Ir 3 meses de vacaciones a Los Pozos de Herrera no era precisamente causado por el exceso de fondo a invertir para el turismo interno en la familia Benjamín Miranda y este pequeño e insoportable niño de ciudad -cabezón como un martillo- tenía evidentes problemas de adaptación.
La gente era distinta, la familia era distinta, el sol, la tierra, el aire, la rutina eran distintos. Conocí el sabor peculiar del fogón, me bañe en charco, escuché sobre la pomarrosa, el guarapo, la tepesa, el gavilán, el "ñaño" y la putita del pequeño pueblo, discutí, burlé y fui burlado, me creí la gran vaina y me bajaron de la nube, me jodí un dedo de la mano jugando beis (pero aprendí a jugar beis).

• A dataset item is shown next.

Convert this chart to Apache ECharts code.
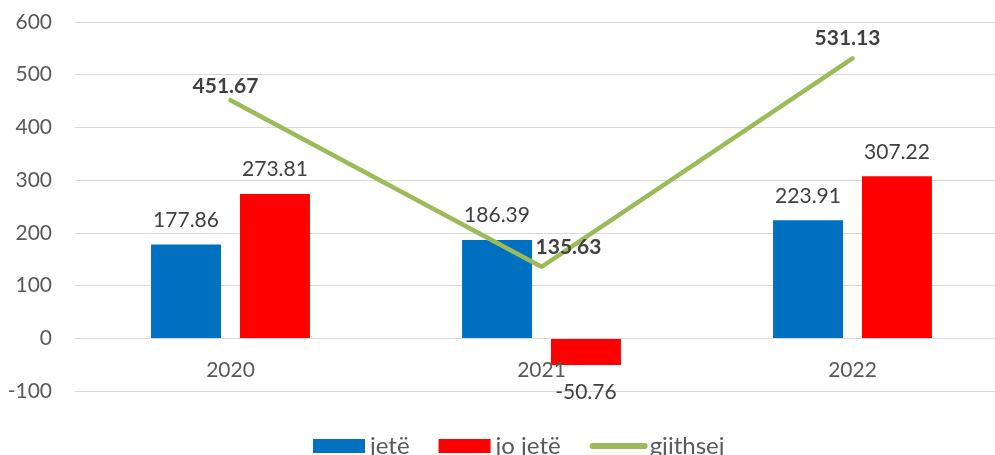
<!DOCTYPE html>
<html>
<head>
<meta charset="utf-8">
<script src="https://cdn.jsdelivr.net/npm/echarts@6/dist/echarts.min.js"></script>
<style>
html,body{margin:0;padding:0;background:#fff;}
#c{width:995px;height:455px;}
</style>
</head>
<body>
<div id="c"></div>
<script>
var categories = ['2020', '2021', '2022'];
var jete = [177.86, 186.39, 223.91];
var joJete = [273.81, -50.76, 307.22];
var gjithsej = [451.67, 135.63, 531.13];
var lineLabelOffsets = [[-5, 0], [27, -6], [-5, -7]];
var yTicks = { min: -100, max: 600, interval: 100 };

var chart = echarts.init(document.getElementById('c'));
var font = 'Lato, "Open Sans", sans-serif';
var fmt = function (p) { return (typeof p.value === 'object' ? p.value.value : p.value).toFixed(2); };
chart.setOption({
  animation: false,
  backgroundColor: '#ffffff',
  textStyle: { fontFamily: font },
  grid: { left: 75, width: 933, top: 22, bottom: 64, containLabel: false, outerBoundsMode: 'none' },
  legend: {
    top: 434,
    left: 313,
    padding: 0,
    itemWidth: 52,
    itemHeight: 14,
    itemGap: 29,
    textStyle: { fontSize: 24, color: '#595959', fontFamily: font },
    lineStyle: { width: 6, cap: 'round' },
    data: [
      { name: 'jetë', icon: 'rect' },
      { name: 'jo jetë', icon: 'rect' },
      { name: 'gjithsej', lineStyle: { width: 6, cap: 'round', color: '#9BBB59' } }
    ]
  },
  xAxis: {
    type: 'category',
    data: categories,
    z: 5,
    position: 'bottom',
    offset: -53,
    axisLine: { onZero: false, lineStyle: { color: '#D9D9D9', width: 1 } },
    axisTick: { show: false },
    axisLabel: { fontSize: 21, color: '#595959', margin: 22, fontFamily: font }
  },
  yAxis: {
    type: 'value',
    min: yTicks.min,
    max: yTicks.max,
    interval: yTicks.interval,
    axisLine: { show: false },
    axisTick: { show: false },
    splitLine: { lineStyle: { color: '#D9D9D9', width: 1 } },
    axisLabel: { fontSize: 21, color: '#595959', margin: 23, fontFamily: font }
  },
  series: [
    {
      name: 'jetë',
      type: 'bar',
      data: jete,
      barWidth: 70,
      barGap: '27%',
      itemStyle: { color: '#0070C0' },
      label: { show: true, position: 'top', distance: 14, fontSize: 21, color: '#404040', fontFamily: font, formatter: fmt }
    },
    {
      name: 'jo jetë',
      type: 'bar',
      data: joJete,
      barWidth: 70,
      barGap: '27%',
      itemStyle: { color: '#FF0000' },
      label: { show: true, position: 'top', distance: 14, fontSize: 21, color: '#404040', fontFamily: font, formatter: fmt },
      labelLayout: function (params) {
        if (params.dataIndex === 1) {
          return {
            x: params.rect.x + params.rect.width / 2,
            y: params.rect.y + params.rect.height + 17,
            align: 'center',
            verticalAlign: 'top'
          };
        }
        return {};
      }
    },
    {
      name: 'gjithsej',
      type: 'line',
      data: gjithsej.map(function (v, i) {
        return { value: v, label: { offset: lineLabelOffsets[i] } };
      }),
      symbol: 'circle',
      symbolSize: 2,
      showSymbol: true,
      z: 4,
      lineStyle: { color: '#9BBB59', width: 4.5, cap: 'round' },
      itemStyle: { color: 'rgba(0,0,0,0)', borderWidth: 0 },
      label: { show: true, position: 'top', distance: 2, fontSize: 21, fontWeight: 'bold', color: '#404040', fontFamily: font, formatter: fmt }
    }
  ]
});
</script>
</body>
</html>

Fui testigo y cómplice de la mezcla maravillosa de barro, agua, paja y sudor, bejucos, palitos y pencas que hacían posible el calor de un hogar campesino cuando al menos la pobreza tenía nuestra identidad.
Viví. Aprendí, aunque no me daba cuenta.
Era la casa de siempre sobre la lomita, la de la maestra. Tía Dilcia está enferma, no se puede hacer nada dijo el médico. No sé que más decir.
¿Es coherente declararse marxista y esperar un milagro?